Economic conjugation is something I backed into in stages while writing the main essay, New Frontier Playbook, and it has captivated my interest even as it remains nascent in development.  Somewhere between exploring the purchasing power parity comparison between Los Angeles and Dhaka and the realization that the basic building blocks of life in space (water, air) will have to be manufactured at great cost and will never be as cheap as they are on Earth, came the idea of economic conjugation.

It is an idea that feels a bit like alchemy.  The idea that we can create a self-sustaining economy in space at a price and wage level that is 10x or even 100x that of our Earth-based equivalent and that such an economy could also provide significant revenues back to Earth sounds a lot like conjuring gold from lead.  Alchemy is in bad repute these days.  We use it as a slander to disparage people that are doing something fundamentally wrong or deluded whether contemporary bankers or the metallurgists and chemists of the Middle Ages.

But what if it is possible?  What if we can effectively spin up a conjugate in Near Earth Space and the mechanics are relatively easy conceptually and financially to envision?  What if the economic and political benefits to our Earth-bound economy are potentially enormous and highly relevant to our stage of technological development?

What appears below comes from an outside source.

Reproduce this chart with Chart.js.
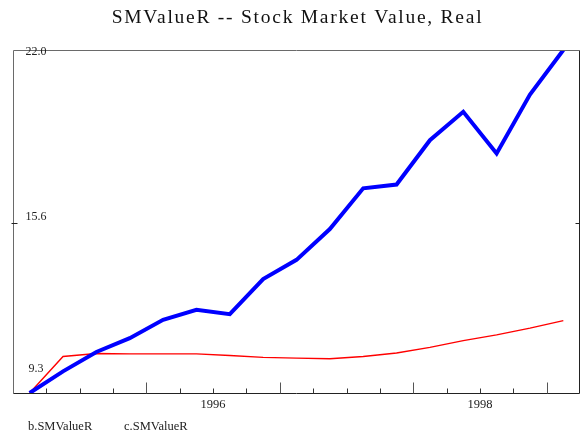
<!DOCTYPE html>
<html>
<head>
<meta charset="utf-8">
<script src="https://cdn.jsdelivr.net/npm/chart.js@4.4.0/dist/chart.umd.min.js"></script>
<style>
  html, body { margin: 0; padding: 0; background: #fff; }
  canvas { display: block; }
</style>
</head>
<body>
<canvas id="chart" width="581" height="438"></canvas>
<script>
const chartTitle = "SMValueR -- Stock Market Value, Real";

const quarters = [
  "1995Q1", "1995Q2", "1995Q3", "1995Q4",
  "1996Q1", "1996Q2", "1996Q3", "1996Q4",
  "1997Q1", "1997Q2", "1997Q3", "1997Q4",
  "1998Q1", "1998Q2", "1998Q3", "1998Q4",
  "1999Q1"
];

const bSMValueR = [
  9.30, 10.10, 10.82, 11.33, 12.01, 12.38, 12.22, 13.52, 14.23,
  15.37, 16.88, 17.02, 18.66, 19.71, 18.17, 20.35, 22.00
];

const cSMValueR = [
  9.30, 10.65, 10.76, 10.75, 10.75, 10.75, 10.69, 10.62, 10.59,
  10.57, 10.65, 10.78, 10.99, 11.24, 11.45, 11.70, 11.98
];

const yTicks = [9.3, 15.6, 22.0];
const yearLabels = ["1996", "1998"];

const serif = '"Liberation Serif", "Times New Roman", serif';

// axes, frame, titles and legend text are painted by hand: ticks point inward
const framePlugin = {
  id: "frame",
  afterDraw(chart) {
    const ctx = chart.ctx;
    const area = chart.chartArea;
    const xs = chart.scales.x;
    const ys = chart.scales.y;
    const L = Math.round(area.left) + 0.5;
    const R = Math.round(area.right) - 0.5;
    const T = Math.round(area.top) + 0.5;
    const B = Math.round(area.bottom) + 0.5;

    ctx.save();
    ctx.lineWidth = 1;

    // box
    ctx.strokeStyle = "#6a6a6a";
    ctx.beginPath();
    ctx.moveTo(L, B); ctx.lineTo(L, T); ctx.lineTo(R, T);
    ctx.stroke();
    ctx.strokeStyle = "#222";
    ctx.beginPath();
    ctx.moveTo(R, T); ctx.lineTo(R, B); ctx.lineTo(L, B);
    ctx.stroke();

    // quarter ticks between points, longer ones at year boundaries
    for (let i = 0; i < quarters.length - 1; i++) {
      const px = Math.round((xs.getPixelForValue(i) + xs.getPixelForValue(i + 1)) / 2) + 0.5;
      const yearEnd = quarters[i].endsWith("Q4");
      ctx.strokeStyle = yearEnd ? "#555" : "#333";
      ctx.beginPath();
      ctx.moveTo(px, B);
      ctx.lineTo(px, B - (yearEnd ? 11 : 5));
      ctx.stroke();
    }

    // y ticks on both sides
    ctx.strokeStyle = "#222";
    yTicks.forEach(v => {
      const py = Math.round(ys.getPixelForValue(v)) + 0.5;
      if (py - 1 <= T || py + 1 >= B) return;
      ctx.beginPath();
      ctx.moveTo(L - 2, py); ctx.lineTo(L + 4, py);
      ctx.moveTo(R - 4, py); ctx.lineTo(R, py);
      ctx.stroke();
    });

    ctx.fillStyle = "#222";
    ctx.font = "12px " + serif;
    ctx.textAlign = "center";
    ctx.textBaseline = "middle";

    // y labels sit just above their tick, kept inside the box
    yTicks.forEach(v => {
      const py = ys.getPixelForValue(v);
      const ly = Math.min(Math.max(py - 6, area.top + 2), area.bottom - 24);
      ctx.fillText(v.toFixed(1), area.left + 23, ly);
    });

    // year labels centred on each labelled year
    ctx.font = "12.5px " + serif;
    yearLabels.forEach(yr => {
      const first = quarters.indexOf(yr + "Q1");
      const last = quarters.indexOf(yr + "Q4");
      const px = (xs.getPixelForValue(first) + xs.getPixelForValue(last)) / 2;
      ctx.fillText(yr, px, B + 11);
    });

    // series names along the bottom
    ctx.font = "12.5px " + serif;
    ctx.textAlign = "left";
    chart.data.datasets.forEach((ds, i) => {
      ctx.fillText(ds.label, 28 + i * 96, 426.5);
    });

    // title
    ctx.font = "19.5px " + serif;
    ctx.letterSpacing = "1.75px";
    ctx.textAlign = "center";
    ctx.textBaseline = "alphabetic";
    ctx.fillStyle = "#111";
    ctx.fillText(chartTitle, (area.left + area.right) / 2 + 1, 23);
    ctx.restore();
  }
};

new Chart(document.getElementById("chart"), {
  type: "line",
  data: {
    labels: quarters,
    datasets: [
      {
        label: "b.SMValueR",
        data: bSMValueR,
        borderColor: "#0000ff",
        borderWidth: 4,
        pointRadius: 0,
        tension: 0
      },
      {
        label: "c.SMValueR",
        data: cSMValueR,
        borderColor: "#ff0000",
        borderWidth: 1.4,
        pointRadius: 0,
        tension: 0
      }
    ]
  },
  options: {
    responsive: false,
    animation: false,
    devicePixelRatio: 1,
    layout: { padding: { left: 13, top: 50, right: 1, bottom: 45 } },
    plugins: {
      legend: { display: false },
      title: { display: false },
      tooltip: { enabled: false }
    },
    scales: {
      x: { type: "category", offset: true, display: false },
      y: { min: 9.3, max: 22.0, display: false }
    }
  },
  plugins: [framePlugin]
});
</script>
</body>
</html>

If these things are possible, then it lends new urgency to solving the engineering and political challenges that are holding us back.  The best I can do with this brief appendix is explore some of the questions that arise in my own mind.  I cannot answer any of them definitively.  That is for trained economists to engage in greater detail with more academic firepower.  Hopefully this brief overview will provide some food for thought and additional exploration for those with the training and skills to take this concept to the next level.